Saturday, January 13, 2007

Resolute about Resoltions

Another Friday, another batch of snow. Just got in from cleaning up the yard for a fourth consecutive Saturday. Can I tell you how sick of winter I am? Fortunately we managed to avoid any real accumulation (maybe half an inch), but it is absolutely wicked cold here. How cold? At the time of this writing (2:13pm MST) my online weather gauge says ZERO. Minus 10 with the wind chill factored in. Yet it's clear blue skies. Gotta love Colorado!

So how is everyone making out with their New Year's Resolutions so far?

Me? Ideal. In fact, I haven't felt this good about writing in a very, very long time. A few weeks back I decided to make a concerted effort to get my never ending novel written - this year. Crap or get off the pot as they say. And so I am. I've called myself a writer over the years, but given some of the people I know who actually ARE writers - meh.

I told Fran the other day that for the first time I actually feel like one. I've read numerous books on how to write (Stephen King's On Writing being one of the best), subscribe to The Writer Magazine, and been instructed via some of the rather harsh (some would say Hitler-esque) rules and regs that have been dropped on us since GameDaily was bought out... but something finally clicked. A lot of it actually did in fact have to do with AOL's new writing policies, as they have made me a better writer. But recently I stumbled across a tidbit of info, one I've come across before, that finally made sense. And it came from a very unlikely source.

I get a lot of magazines, most dealing with sports, books, and video games. A few weeks ago I got the January edition of game developer.
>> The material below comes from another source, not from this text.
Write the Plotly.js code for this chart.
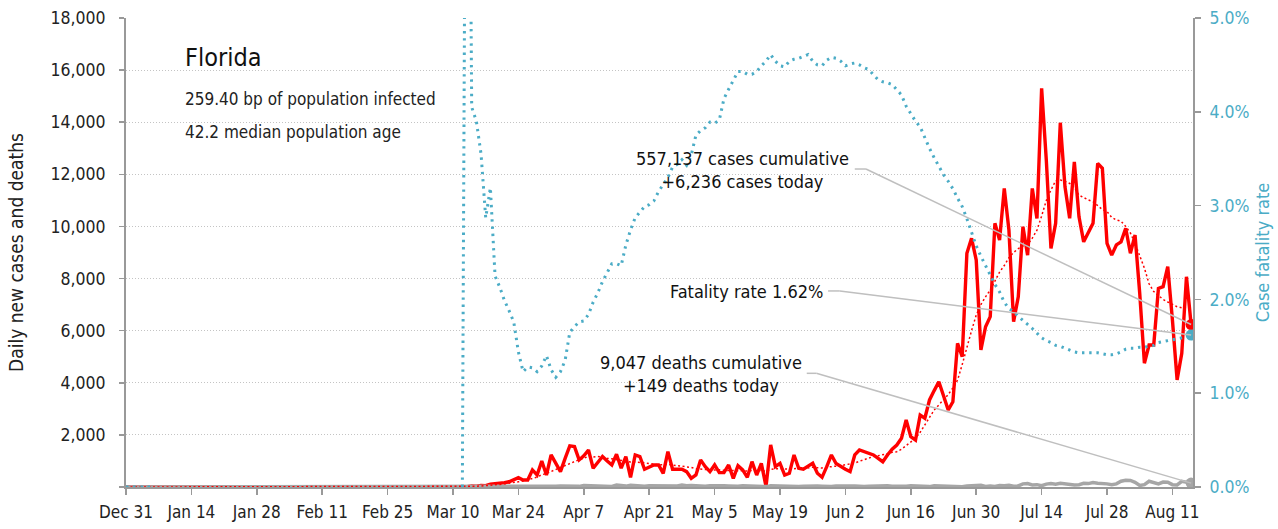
<!DOCTYPE html>
<html><head><meta charset="utf-8">
<script src="https://cdn.plot.ly/plotly-3.0.1.min.js"></script>
<style>html,body{margin:0;padding:0;background:#fff}#chart{width:1278px;height:529px}</style>
</head><body><div id="chart"></div>
<script>
// ---------- DATA (daily, starting 2019-12-31) ----------
const startDate = '2019-12-31';
const rangeEnd = '2020-08-15 09:40';

// Daily new cases
const casesJanFeb = [
  0,0,0,0,0,0,0,0,0,0,
  0,0,0,0,0,0,0,0,0,0,
  0,0,0,0,0,0,0,0,0,0,
  0,0,0,0,0,0,0,0,0,0,
  0,0,0,0,0,0,0,0,0,0,
  0,0,0,0,0,0,0,0,0,0,
  0];
const casesMar = [0,0,2,2,5,5,10,10,15,5,20,25,15,40,30,60,50,110,120,160,165,200,280,360,270,270,654,460,1000,460,1230];
const casesApr = [900,590,1100,1577,1550,1040,1200,1420,720,950,1170,1000,846,1260,720,1170,370,1230,1170,680,780,846,846,525,1360,680,680,680,590,333];
const casesMay = [460,1040,780,590,846,550,550,846,333,820,654,372,974,460,910,20,1615,780,910,460,525,1230,720,680,800,910,525,372,780,1230,900];
const casesJun = [780,680,590,1230,1420,1360,1290,1230,1100,970,1230,1450,1610,1870,2570,1930,1800,2760,2640,3340,3700,4040,3500,2955,3270,5515,5000,8970,9545,8710];
const casesJul = [5260,6150,6540,10120,9480,11460,9860,6345,7300,9990,8900,11460,10310,15300,12550,9160,10120,13980,11520,10310,12480,10370,9410,9800,10120,12420,12230,9350,8900,9290,9410];
const casesAug = [9930,8970,9670,7430,4750,5450,5450,7620,7690,8460,6410,4110,5130,8070,6236];

// 7-day average of new cases (dotted red)
const avgJanFeb = casesJanFeb.slice();
const avgMar = [0,0,1,1,2,3,4,5,7,8,10,13,15,20,28,40,50,60,80,100,120,140,170,200,230,270,330,380,470,520,600];
const avgApr = [680,760,820,920,1000,1050,1100,1180,1150,1170,1150,1100,1080,1050,1010,980,960,960,950,930,900,880,850,860,870,840,820,800,790,750];
const avgMay = [700,680,680,660,650,660,640,640,630,640,620,610,630,620,640,600,680,700,690,700,690,700,720,700,740,760,740,730,760,790,800];
const avgJun = [820,850,880,920,990,1050,1110,1170,1200,1230,1280,1330,1355,1450,1580,1720,1870,2100,2400,2700,2955,3150,3350,3550,3800,4100,4700,5385,6000,6600];
const avgJul = [7000,7300,7560,7900,8250,8500,8800,9000,9150,9250,9300,9550,9860,10400,11000,11400,11750,11780,11730,11650,11500,11200,11100,11020,10950,10800,10650,10570,10350,10250,10200];
const avgAug = [10000,9750,9350,8900,8400,7800,7500,7350,7200,7100,7000,6920,6880,6860,6850];

// Daily new deaths
const deathsJanFeb = casesJanFeb.slice();
const deathsMar = [0,0,0,0,0,0,2,0,0,0,0,0,1,1,1,1,2,3,3,2,4,5,5,9,8,11,12,14,18,20,16];
const deathsApr = [28,35,29,39,15,25,59,48,42,55,46,30,22,72,55,34,62,40,25,25,48,45,60,45,40,20,40,75,50,60];
const deathsMay = [40,30,25,45,55,60,45,40,20,25,50,48,40,35,20,15,50,40,45,30,25,30,15,30,40,45,40,30,20,15,35];
const deathsJun = [45,35,40,35,20,15,30,40,35,40,45,30,20,40,30,45,40,45,20,15,45,40,40,30,25,10,10,40,50,45];
const deathsJul = [65,20,40,20,60,50,70,30,40,120,130,80,90,50,110,130,110,140,120,90,80,90,140,130,170,140,140,120,90,120,220];
const deathsAug = [260,250,180,60,90,220,180,120,190,180,90,80,220,180,149];

// Case fatality rate (%), right axis
const cfrJanFeb = [
  0,0,0,0,0,0,0,null,null,null,
  null,null,null,null,null,null,null,null,null,null,
  null,null,null,null,null,null,null,null,null,null,
  null,null,null,null,null,null,null,null,null,null,
  null,null,null,null,null,null,null,null,null,null,
  null,null,null,null,null,null,null,null,null,null,
  null];
const cfrMar = [
  null,null,null,null,null,null,null,null,null,null,
  null,0,11,4.05,3.9,3.55,2.87,3.19,2.25,2.13,
  1.99,1.88,1.76,1.44,1.23,1.28,1.27,1.23,1.29,1.40,
  1.25];
const cfrApr = [1.17,1.23,1.35,1.65,1.71,1.76,1.77,1.84,1.97,2.07,2.19,2.28,2.38,2.38,2.36,2.58,2.74,2.87,2.93,2.99,3.01,3.05,3.15,3.22,3.30,3.41,3.44,3.49,3.43,3.54];
const cfrMay = [3.75,3.80,3.83,3.89,3.88,3.91,4.14,4.24,4.33,4.43,4.43,4.40,4.40,4.43,4.49,4.54,4.61,4.54,4.49,4.48,4.54,4.56,4.57,4.59,4.61,4.54,4.50,4.49,4.55,4.58,4.57];
const cfrJun = [4.54,4.49,4.51,4.52,4.50,4.47,4.45,4.39,4.34,4.32,4.31,4.29,4.23,4.18,4.06,3.98,3.90,3.84,3.72,3.61,3.51,3.42,3.33,3.26,3.18,3.08,2.99,2.86,2.72,2.57];
const cfrJul = [2.46,2.36,2.26,2.16,2.08,1.97,1.90,1.87,1.82,1.78,1.74,1.69,1.64,1.59,1.56,1.54,1.51,1.50,1.48,1.46,1.44,1.43,1.43,1.43,1.43,1.43,1.42,1.41,1.41,1.42,1.44];
const cfrAug = [1.47,1.48,1.48,1.49,1.49,1.50,1.51,1.54,1.55,1.56,1.57,1.58,1.59,1.60,1.62];

// Tick labels
const xTickDates = ['2019-12-31','2020-01-14','2020-01-28','2020-02-11','2020-02-25','2020-03-10','2020-03-24','2020-04-07','2020-04-21','2020-05-05','2020-05-19','2020-06-02','2020-06-16','2020-06-30','2020-07-14','2020-07-28','2020-08-11'];
const xTickLabels = ['Dec 31','Jan 14','Jan 28','Feb 11','Feb 25','Mar 10','Mar 24','Apr 7','Apr 21','May 5','May 19','Jun 2','Jun 16','Jun 30','Jul 14','Jul 28','Aug 11'];
const yTickVals = [0,2000,4000,6000,8000,10000,12000,14000,16000,18000];
const yTickLabels = ['','2,000','4,000','6,000','8,000','10,000','12,000','14,000','16,000','18,000'];
const y2TickVals = [0,1,2,3,4,5];
const y2TickLabels = ['0.0%','1.0%','2.0%','3.0%','4.0%','5.0%'];

// Text
const stateName = 'Florida';
const infoLine1 = '259.40 bp of population infected';
const infoLine2 = '42.2 median population age';
const casesLabel = '557,137 cases cumulative<br>+6,236 cases today';
const cfrLabel = 'Fatality rate 1.62%';
const deathsLabel = '9,047 deaths cumulative<br>+149 deaths today';

// ---------- BUILD ----------
const cases = [].concat(casesJanFeb, casesMar, casesApr, casesMay, casesJun, casesJul, casesAug);
const avg = [].concat(avgJanFeb, avgMar, avgApr, avgMay, avgJun, avgJul, avgAug);
const deaths = [].concat(deathsJanFeb, deathsMar, deathsApr, deathsMay, deathsJun, deathsJul, deathsAug);
const cfr = [].concat(cfrJanFeb, cfrMar, cfrApr, cfrMay, cfrJun, cfrJul, cfrAug);

const dates = [];
for (let i = 0; i < cases.length; i++) {
  dates.push(new Date(Date.UTC(2019, 11, 31 + i)).toISOString().slice(0, 10));
}
const last = cases.length - 1;

const FONT = '"DejaVu Sans Condensed", "Liberation Sans Narrow", "Arial Narrow", sans-serif';
const RED = '#ff0000', BLUE = '#4bacc6', GRAY = '#a6a6a6', LINE = '#bfbfbf';

const traces = [
  {x: dates, y: cases, type: 'scatter', mode: 'lines', line: {color: RED, width: 3.4}, hoverinfo: 'skip'},
  {x: dates, y: deaths, type: 'scatter', mode: 'lines', line: {color: GRAY, width: 3.5}, hoverinfo: 'skip'},
  {x: dates, y: avg, type: 'scatter', mode: 'lines', line: {color: RED, width: 1.5, dash: '2px,2.5px'}, hoverinfo: 'skip'},
  {x: [dates[last]], y: [cases[last]], type: 'scatter', mode: 'markers', marker: {color: RED, size: 11}, hoverinfo: 'skip'},
  {x: [dates[last]], y: [deaths[last]], type: 'scatter', mode: 'markers', marker: {color: GRAY, size: 11}, hoverinfo: 'skip'},
  {x: dates.slice(0, cfr.length), y: cfr, yaxis: 'y2', type: 'scatter', mode: 'lines', line: {color: BLUE, width: 3, dash: '2.4px,4.8px'}, hoverinfo: 'skip'},
  {x: [dates[cfr.length - 1]], y: [cfr[cfr.length - 1]], yaxis: 'y2', type: 'scatter', mode: 'markers', marker: {color: BLUE, size: 11}, hoverinfo: 'skip'}
];

// helpers: convert paper position of label elbows into axis units
const t0 = new Date(startDate + 'T00:00:00Z').getTime();
const t1 = new Date(rangeEnd.replace(' ', 'T') + ':00Z').getTime();
function px2date(fx) { return new Date(t0 + fx * (t1 - t0)).toISOString().replace('T', ' ').slice(0, 19); }

function connector(fx0, fx1, fy, yref, ymax, xTarget, yTarget) {
  const yv = fy * ymax;
  return [
    {type: 'line', xref: 'paper', yref: 'paper', x0: fx0, x1: fx1, y0: fy, y1: fy, line: {color: LINE, width: 1.5}},
    {type: 'line', xref: 'x', yref: yref, x0: px2date(fx1), y0: yv, x1: xTarget, y1: yTarget, line: {color: LINE, width: 1.5}}
  ];
}

const shapes = [].concat(
  connector(0.683, 0.6935, 0.678, 'y', 18000, dates[last], cases[last]),
  connector(0.658, 0.669, 0.418, 'y2', 5, dates[cfr.length - 1], cfr[cfr.length - 1]),
  connector(0.638, 0.647, 0.2424, 'y', 18000, dates[last], deaths[last])
);

const annotations = [
  {xref: 'paper', yref: 'paper', x: 0.0534, y: 0.915, xanchor: 'left', yanchor: 'middle', text: stateName, showarrow: false, font: {size: 25, color: '#111'}},
  {xref: 'paper', yref: 'paper', x: 0.0534, y: 0.827, xanchor: 'left', yanchor: 'middle', text: infoLine1, showarrow: false, font: {size: 17, color: '#222'}},
  {xref: 'paper', yref: 'paper', x: 0.0534, y: 0.757, xanchor: 'left', yanchor: 'middle', text: infoLine2, showarrow: false, font: {size: 17, color: '#222'}},
  {xref: 'paper', yref: 'paper', x: 0.578, y: 0.676, xanchor: 'center', yanchor: 'middle', align: 'center', text: casesLabel, showarrow: false, font: {size: 18, color: '#111'}},
  {xref: 'paper', yref: 'paper', x: 0.582, y: 0.416, xanchor: 'center', yanchor: 'middle', align: 'center', text: cfrLabel, showarrow: false, font: {size: 18, color: '#111'}},
  {xref: 'paper', yref: 'paper', x: 0.539, y: 0.240, xanchor: 'center', yanchor: 'middle', align: 'center', text: deathsLabel, showarrow: false, font: {size: 18, color: '#111'}}
];

const layout = {
  width: 1278, height: 529,
  margin: {l: 126, r: 85, t: 18, b: 42, pad: 0},
  paper_bgcolor: '#fff', plot_bgcolor: '#fff',
  showlegend: false,
  font: {family: FONT, size: 17, color: '#222'},
  xaxis: {
    type: 'date', range: [startDate, rangeEnd],
    tickmode: 'array', tickvals: xTickDates, ticktext: xTickLabels,
    ticks: 'outside', ticklen: 6, tickwidth: 1.5, tickcolor: '#999',
    showline: true, linecolor: '#999', linewidth: 1.5,
    showgrid: false, zeroline: false, ticklabelstandoff: 3,
    tickfont: {size: 17, color: '#222'}
  },
  yaxis: {
    range: [0, 18000], tickmode: 'array', tickvals: yTickVals, ticktext: yTickLabels,
    ticks: 'outside', ticklen: 5, tickwidth: 1.5, tickcolor: '#999',
    showline: true, linecolor: '#999', linewidth: 2,
    showgrid: true, gridcolor: '#c4c4c4', gridwidth: 1, griddash: '1px,2px',
    zeroline: false, ticklabelstandoff: 10,
    tickfont: {size: 17.5, color: '#222'},
    title: {text: 'Daily new cases and deaths', font: {size: 19, color: '#222'}, standoff: 22}
  },
  yaxis2: {
    overlaying: 'y', side: 'right', range: [0, 5],
    tickmode: 'array', tickvals: y2TickVals, ticktext: y2TickLabels,
    ticks: 'outside', ticklen: 6, tickwidth: 1.5, tickcolor: '#999',
    showline: true, linecolor: '#999', linewidth: 2,
    showgrid: false, zeroline: false, ticklabelstandoff: 5,
    tickfont: {size: 17.5, color: BLUE},
    title: {text: 'Case fatality rate', font: {size: 18, color: BLUE}, standoff: 8}
  },
  shapes: shapes,
  annotations: annotations
};

Plotly.newPlot('chart', traces, layout, {staticPlot: true, displayModeBar: false});
</script>
</body></html>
As I was browsing through it I came upon an article about game design by Noah Falstein entitled, "Do, Don't Show." The first sentence of the article says: "If you've ever taken a creative writing class, you've probably heard the maxim, 'Show, don't tell.' It's intended to advise budding writers to show their characters experiencing events instead of just describing those events to the reader."

I've never actually taken a creative writing class, but I have heard that "maxim" before - or rather, something similar. It's not unlike writing in the active voice instead of passive voice. AOL has been trying to drill this into us forever, and for some ungodly reason I was simply not getting it. But what really brought it all home was the quote from a very famous author - Mark Twain. "Don't say the old lady screamed. Bring her on and let her scream."

As a famous chef would say, "BAM!"

During my "studies" I've read how, when author's are in the flow, the story actually writes itself. One of my biggest hangups was my inability to let things flow. That, and my insatiable curse to to re-edit what I had just written. I couldn't just write, leave it be, and come back to it in the next draft like you're supposed to. But for whatever reason, in this year of 2007 when I'll hit the Big Four Oh, I finally understand how a story can write itself. Over the last 2 weeks I have written more then I have in the last 2 years. Although I know where I'm going, i have no idea how I'm getting there.

Think of it terms of getting from Point A to Point B. You know you have to get there, but HOW are you going to do that? When I sit down to write I have no idea what the characters are doing to do, or where they're going to take me. It's like I'm reading a book as well as writing it at the same time! And it's that curiosity, that "I need to know what happens next" - that now keeps me writing.

After all these years... I finally tracked The Muse down. That bitch. And I ain't lettin' her go. Maybe all those years as a Private Investigator have finally paid off.